All these algorithms are idempotent transformations, meaning that a string that is already in one of these normalized forms will not be modified if processed again by the same algorithm.
The normal forms are not closed under string concatenation. For defective Unicode strings starting with a Hangul vowel or trailing conjoining jamo, concatenation can break Composition.
However, they are not injective and thus also not bijective. For example, the distinct Unicode strings "U+212B" and "U+00C5" are both expanded by NFD into the sequence "U+0041 U+030A" which is then reduced by NFC to "U+00C5".
A single character that will get replaced by another under normalization can be identified in the Unicode tables for having a non-empty compatibility field but lacking a compatibility tag.

Canonical ordering

The canonical ordering is mainly concerned with the ordering of a sequence of combining characters. For the examples in this section we assume these characters to be diacritics, even though in general some diacritics are not combining characters, and some combining characters are not diacritics.
Unicode assigns each character a combining class, which is identified by a numerical value. Non-combining characters have class number 0, while combining characters have a positive combining class value. To obtain the canonical ordering, every substring of characters having non-zero combining class value must be sorted by the combining class value using a stable sorting algorithm. Stable sorting is required because combining characters with the same class value are assumed to interact typographically, thus the two possible orders are not considered equivalent.
For example, the character U+1EBF, used in Vietnamese, has both an acute and a circumflex accent. Its canonical decomposition is the three-character sequence U+0065 U+0302 U+0301. The combining classes for the two accents are both 230, thus U+1EBF is not equivalent to U+0065 U+0301 U+0302.
Since not all combining sequences have a precomposed equivalent, even the normal form NFC is affected by combining characters' behavior.

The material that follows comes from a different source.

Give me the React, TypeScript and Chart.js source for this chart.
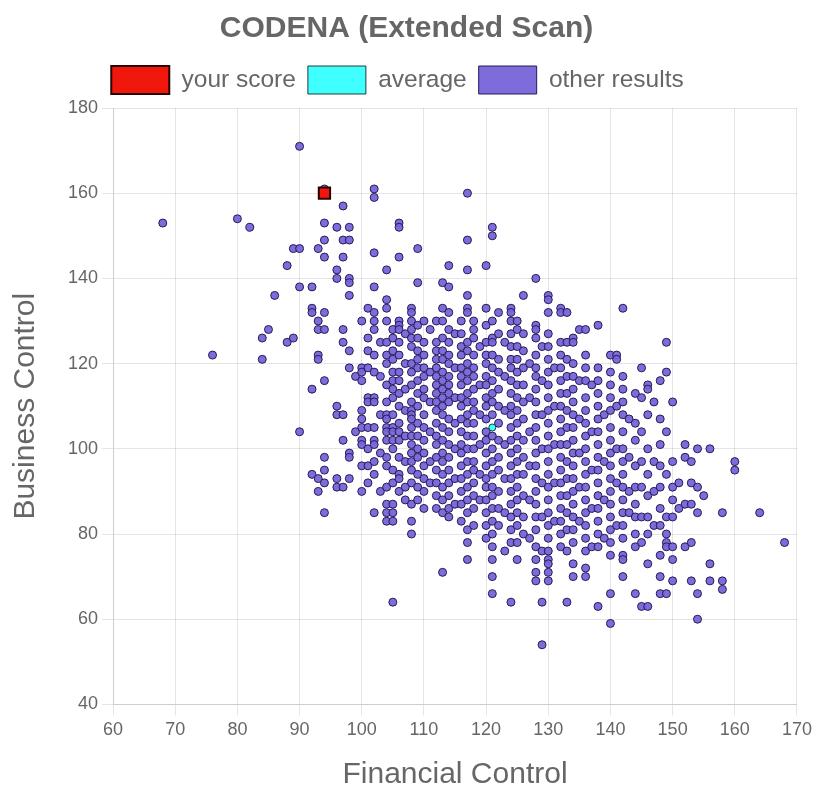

Errors due to normalization differences

When two applications share Unicode data, but normalize them differently, errors and data loss can result. In one specific instance, OS X normalized Unicode filenames sent from the Samba file- and printer-sharing software. Samba did not recognize the altered filenames as equivalent to the original, leading to data loss. Resolving such an issue is non-trivial, as normalization is not losslessly invertible.